--- start of Source excerpt ---

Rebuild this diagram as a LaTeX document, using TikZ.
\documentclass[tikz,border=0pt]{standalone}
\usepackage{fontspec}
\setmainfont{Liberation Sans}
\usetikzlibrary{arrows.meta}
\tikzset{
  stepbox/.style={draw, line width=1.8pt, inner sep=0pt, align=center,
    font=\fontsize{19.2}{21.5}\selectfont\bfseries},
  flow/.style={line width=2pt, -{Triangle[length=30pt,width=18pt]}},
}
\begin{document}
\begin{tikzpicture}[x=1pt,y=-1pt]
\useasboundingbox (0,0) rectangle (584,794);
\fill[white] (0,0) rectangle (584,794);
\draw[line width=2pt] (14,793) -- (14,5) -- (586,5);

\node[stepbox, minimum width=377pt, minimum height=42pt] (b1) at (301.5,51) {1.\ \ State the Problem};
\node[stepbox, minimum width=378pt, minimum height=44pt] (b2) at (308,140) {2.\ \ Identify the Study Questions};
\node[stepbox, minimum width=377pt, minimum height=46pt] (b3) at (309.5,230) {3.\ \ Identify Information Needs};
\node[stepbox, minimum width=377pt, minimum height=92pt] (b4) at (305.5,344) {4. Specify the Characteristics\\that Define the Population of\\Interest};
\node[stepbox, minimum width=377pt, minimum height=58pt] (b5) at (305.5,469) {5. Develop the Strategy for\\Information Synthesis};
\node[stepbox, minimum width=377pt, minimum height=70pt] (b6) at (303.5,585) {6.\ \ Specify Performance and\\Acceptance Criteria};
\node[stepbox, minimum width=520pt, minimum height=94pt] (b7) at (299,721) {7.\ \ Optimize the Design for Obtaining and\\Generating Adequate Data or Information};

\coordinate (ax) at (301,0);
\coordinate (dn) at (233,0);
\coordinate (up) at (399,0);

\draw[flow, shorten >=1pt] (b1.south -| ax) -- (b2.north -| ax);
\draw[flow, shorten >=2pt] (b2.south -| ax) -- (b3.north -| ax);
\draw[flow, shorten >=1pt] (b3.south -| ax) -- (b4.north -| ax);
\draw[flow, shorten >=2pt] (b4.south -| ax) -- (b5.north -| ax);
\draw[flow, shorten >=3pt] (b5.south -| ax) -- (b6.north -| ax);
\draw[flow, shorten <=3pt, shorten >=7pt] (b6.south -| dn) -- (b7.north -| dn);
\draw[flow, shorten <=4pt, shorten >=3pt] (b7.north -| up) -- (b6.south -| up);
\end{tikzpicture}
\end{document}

--- end of Source excerpt ---

- _Aim of the task_:
Return the opening line of the data and every line after it through the line containing "(up) at (399,0);", please, exactly as written and with nothing added.

- _Correct result_:
Rebuild this diagram as a LaTeX document, using TikZ.
\documentclass[tikz,border=0pt]{standalone}
\usepackage{fontspec}
\setmainfont{Liberation Sans}
\usetikzlibrary{arrows.meta}
\tikzset{
  stepbox/.style={draw, line width=1.8pt, inner sep=0pt, align=center,
    font=\fontsize{19.2}{21.5}\selectfont\bfseries},
  flow/.style={line width=2pt, -{Triangle[length=30pt,width=18pt]}},
}
\begin{document}
\begin{tikzpicture}[x=1pt,y=-1pt]
\useasboundingbox (0,0) rectangle (584,794);
\fill[white] (0,0) rectangle (584,794);
\draw[line width=2pt] (14,793) -- (14,5) -- (586,5);

\node[stepbox, minimum width=377pt, minimum height=42pt] (b1) at (301.5,51) {1.\ \ State the Problem};
\node[stepbox, minimum width=378pt, minimum height=44pt] (b2) at (308,140) {2.\ \ Identify the Study Questions};
\node[stepbox, minimum width=377pt, minimum height=46pt] (b3) at (309.5,230) {3.\ \ Identify Information Needs};
\node[stepbox, minimum width=377pt, minimum height=92pt] (b4) at (305.5,344) {4. Specify the Characteristics\\that Define the Population of\\Interest};
\node[stepbox, minimum width=377pt, minimum height=58pt] (b5) at (305.5,469) {5. Develop the Strategy for\\Information Synthesis};
\node[stepbox, minimum width=377pt, minimum height=70pt] (b6) at (303.5,585) {6.\ \ Specify Performance and\\Acceptance Criteria};
\node[stepbox, minimum width=520pt, minimum height=94pt] (b7) at (299,721) {7.\ \ Optimize the Design for Obtaining and\\Generating Adequate Data or Information};

\coordinate (ax) at (301,0);
\coordinate (dn) at (233,0);
\coordinate (up) at (399,0);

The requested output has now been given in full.